At the time when the transport of energy resources from Russia is uncertain due to the crisis in the east of Ukraine, the European Union is looking for other sources in order to diversify its fuel imports. One possibility to tackle this problem is to use natural gas from the South-Eastern region of the Mediterranean basin. The United States Geological Survey states that the region holds enough resources to meet domestic needs and, at the same time, supply other buyers.
New deposits were identified mainly in two Mediterranean basins – the Nile and Levant basin. According to available survey data, the Nile basin holds larger amounts of gas resources, though their production is underdeveloped due to the unstable situation in Egypt. In fact, other parts of the region are actually faced with myriad problems as well. First of all, the estimated volumes of gas beg for further surveys to be conducted, yet these do not guarantee the viability of a commercial production. Second, the process of extracting and processing natural gas would require cooperation from all surrounding countries, which would supposedly be very difficult in this part of the world that is faced with numerous internal and international problems. Third, the volumes of local deposits are not very significant when compared to the volumes of deposits in many other regions around the world.
Countries that are supposedly interested to commence mining operation to extract these deposits are Israel, Lebanon, and Cyprus. Syria and Palestine also show some interest but both of them quite understandably face a number of obstacles preventing them from using the deposits. Among all these stake-holders, Cyprus and Israel are most likely to become exporters of natural gas from these deposits. The question remains, though, as to what extent are the local deposits relevant for the EU’s energy policy. When analysing the contracts signed by many EU Member States, it is clear that they will be bound to the consumption of Russian gas at least for another few decades. Furthermore, the supplies from the Mediterranean region inevitably compete with the offers from major exporters in Qatar, Caspian Sea, or North America. The fact that Cyprus, as one of the regional stake-holders, is one of the Member States has certainly also some positive implications for the EU.
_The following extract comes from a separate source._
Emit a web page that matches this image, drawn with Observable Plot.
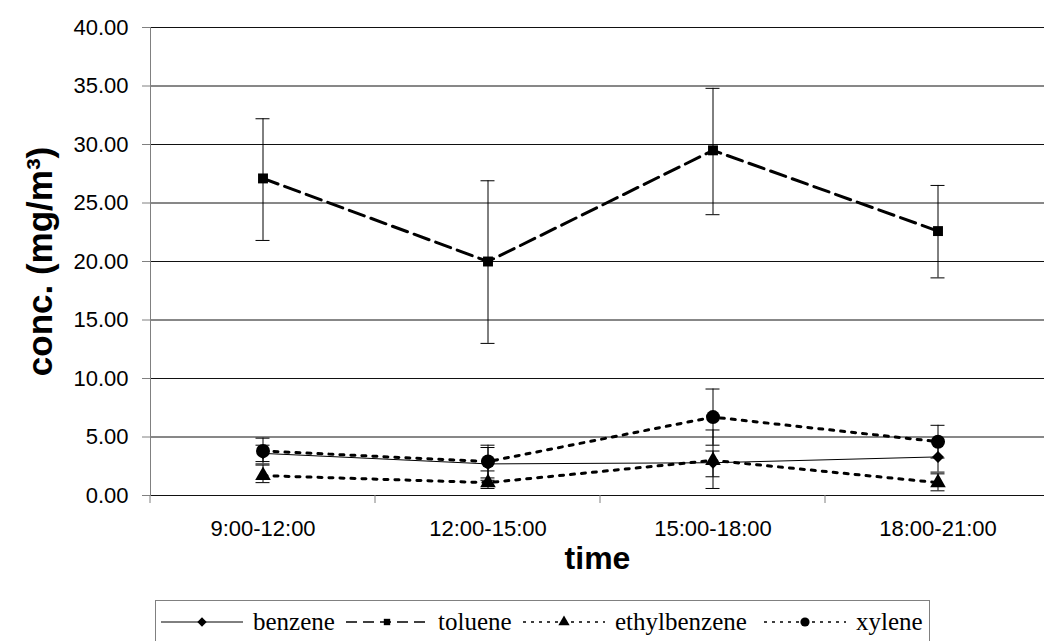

Pipelines do not necessarily have to serve as the only means of gas transportation, even though they are most commonly used and, in this case, would certainly be the most economical way to transport the resources. Among other alternatives for gas transportation is shipping (LNG or CNG) or its transformation into electricity directly at the place of production and its transmission by submarine cables. However, the problem that remains to be addressed is the question of production volume. Even if all of the export capacities of Cyprus and Israel were available next year, the amount of supplied gas would only complement the EU’s consumption but certainly not substitute any possible shortfall in Russian gas supplies. Also, this scenario is only theoretical because it will still take a long time for the production to reach its full potential. Another important factor is the price. Israel calculates the price of its gas based on the Brent Crude which might not be an expedient and effective prising policy for some of the Member States since they buy gas at market price. In conclusion, while the development of the production of natural resources in the Mediterranean is an important opportunity for the economic advancement of the local states, it remains only as one of numerous alternatives to enhance the EU’s economic security.